即使到中國近代,經歷五四對中國文化的全盤否定,但儒家傳統並未終結。在時代的風聲鶴唳中,梁漱溟等人思索儒學在中國轉型的位置與出路。新儒家唐君毅、牟宗三等人於1949年後離開中國大陸,堅持中國必須實踐民主,結束專制政權。
周保松在〈推薦序〉提及香港中文大學的傳統和文化,香港中文大學行書院制,其中新亞書院即為唐君毅先生、錢穆先生等人所創立。香港學者趙敬邦寫有《唐君毅與香港》,於2023年出版,疏理了唐君毅先生在香港所作的文化貢獻。趙教授指出唐先生對香港的想法有不斷的改變:第一階段,討論中國學問應該在中國大陸或台灣,他們關心的是「中國」,而非香港。自己在香港只屬流亡,對香港並沒有「根」。第二階段,唐先生勸告年輕學生應把所學貢獻香港,不要如前人視香港為客居之地。第三階段,唐先生認為自己得以到來香港,是天意希望為中國留下文化種子,若沒有香港,這點希望終熄滅,香港可以作為中國指引出路的燈塔。
趙教授指出新亞書院是以「中國宋代的書院」作模式,從錢穆、唐君毅等人所撰寫〈新亞學規〉可看到,其中第十四條言「中國宋代的書院教育是人物中心的,現代的大學教育是課程中心的,是以人物中心來傳授各門課程的」。
唐先生亦言,希望新亞精神可以與世界其他新知新學所配合,「以望有所貢獻于真正的新中國,新亞洲,新世界」。唐先生對新亞書院寄予了自身的文化理想,並希望此文化理想可以透過創辦新亞書院來實踐。早期創辦新亞書院,面對經濟困難,創辦者甚至以行乞的方式籌款,以求維持學校的運作。唐君毅先生的夫人,謝廷光先生於〈憶先夫唐君毅先生〉寫到他們一家拾荒變賣,以支持新亞書院:
毅兄:你記得嗎?我們莫有錢的時候,把空瓶空罐都送到收荒店去賣,本來可以賣一角錢一個的,但有一次送去,店家只出五分錢一個,我們很生氣,拿著一大袋大大小小的空瓶空罐掉頭就走,一不小心失手,把瓶瓶罐罐倒得滿街都是,途人大笑,我們並不在乎,我們亦跟著大笑,後來這件事常成我們談話的資料,覺得很有趣味。
雖然儒學以「安貧樂道」自許,但儒學大師一家淪落到撿垃圾去賣,讀者無法不動容。
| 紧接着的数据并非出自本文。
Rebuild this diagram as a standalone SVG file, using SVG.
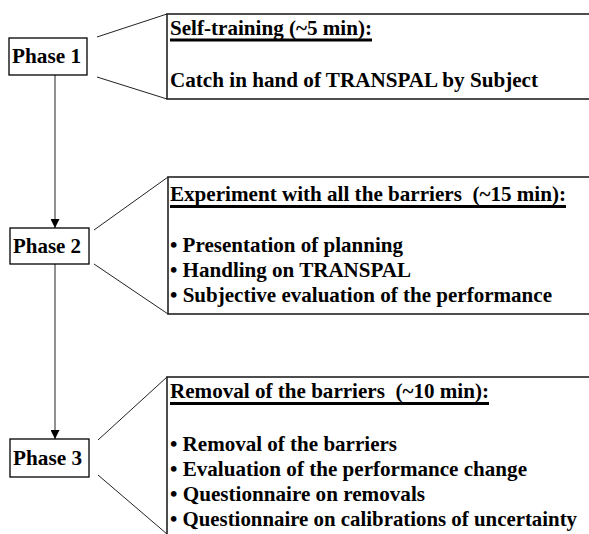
<svg xmlns="http://www.w3.org/2000/svg" width="589" height="534" viewBox="0 0 589 534">
<defs>
<style>
.box{fill:#fff;stroke:#000;stroke-width:1.3}
.call{fill:#fff;stroke:#222;stroke-width:1.6}
.ln{stroke:#222;stroke-width:1;fill:none}
text{font-family:"Liberation Serif",serif;font-size:21px;font-weight:bold;fill:#000}
.ul{fill:#000}
</style>
<marker id="ah" viewBox="0 0 10 10" refX="10" refY="5" markerWidth="9" markerHeight="9" markerUnits="userSpaceOnUse" orient="auto">
<path d="M0,0 L10,5 L0,10 z" fill="#000"/>
</marker>
</defs>
<g id="connectors">
<line class="ln" x1="55" y1="75" x2="55" y2="228" marker-end="url(#ah)"/>
<line class="ln" x1="55" y1="264" x2="55" y2="439" marker-end="url(#ah)"/>
<line class="ln" x1="97" y1="37" x2="167" y2="14"/>
<line class="ln" x1="97" y1="77" x2="167" y2="99"/>
<line class="ln" x1="94" y1="230" x2="168" y2="177"/>
<line class="ln" x1="94" y1="264" x2="168" y2="314"/>
<line class="ln" x1="98" y1="440" x2="167" y2="377"/>
<line class="ln" x1="98" y1="475" x2="167" y2="534"/>
</g>
<g id="phase1">
<rect class="box" x="9" y="38" width="78" height="37"/>
<text x="12" y="63" textLength="69" lengthAdjust="spacingAndGlyphs">Phase 1</text>
</g>
<g id="phase2">
<rect class="box" x="10" y="228" width="79" height="36"/>
<text x="13" y="253" textLength="68" lengthAdjust="spacingAndGlyphs">Phase 2</text>
</g>
<g id="phase3">
<rect class="box" x="10" y="439" width="79" height="38"/>
<text x="13" y="465" textLength="69" lengthAdjust="spacingAndGlyphs">Phase 3</text>
</g>
<g id="callout1">
<rect class="call" x="167" y="14" width="440" height="85"/>
<text x="170" y="35" textLength="202" lengthAdjust="spacingAndGlyphs">Self-training (~5 min):</text>
<rect class="ul" x="170" y="38.5" width="202" height="3"/>
<text x="170" y="87" textLength="368" lengthAdjust="spacingAndGlyphs">Catch in hand of TRANSPAL by Subject</text>
</g>
<g id="callout2">
<rect class="call" x="168" y="177" width="440" height="137"/>
<text x="170" y="201" xml:space="preserve" textLength="396" lengthAdjust="spacingAndGlyphs">Experiment with all the barriers  (~15 min):</text>
<rect class="ul" x="170" y="205" width="396" height="3"/>
<text x="170" y="252" textLength="233" lengthAdjust="spacingAndGlyphs">• Presentation of planning</text>
<text x="170" y="277" textLength="241" lengthAdjust="spacingAndGlyphs">• Handling on TRANSPAL</text>
<text x="170" y="302" textLength="382" lengthAdjust="spacingAndGlyphs">• Subjective evaluation of the performance</text>
</g>
<g id="callout3">
<rect class="call" x="167" y="377" width="440" height="180"/>
<text x="170" y="398" xml:space="preserve" textLength="319" lengthAdjust="spacingAndGlyphs">Removal of the barriers  (~10 min):</text>
<rect class="ul" x="170" y="402" width="319" height="3"/>
<text x="170" y="451" textLength="227" lengthAdjust="spacingAndGlyphs">• Removal of the barriers</text>
<text x="170" y="476" textLength="357" lengthAdjust="spacingAndGlyphs">• Evaluation of the performance change</text>
<text x="170" y="501" textLength="255" lengthAdjust="spacingAndGlyphs">• Questionnaire on removals</text>
<text x="170" y="526" textLength="407" lengthAdjust="spacingAndGlyphs">• Questionnaire on calibrations of uncertainty</text>
</g>
</svg>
牟宗三先生認為唐先生把太多時間花在行政上,影響了做學問。然而,牟先生在〈悼念唐君毅先生〉表達了理解:
唐先生對於新亞感情特深,近十幾年來,其生命幾全部耗費於新亞。而新亞之作始以及其後來之發展本駁雜不純;人事,口舌,是非,恩怨,又極多。唐先生身處其中直如煉獄,其心身之受傷可想而知。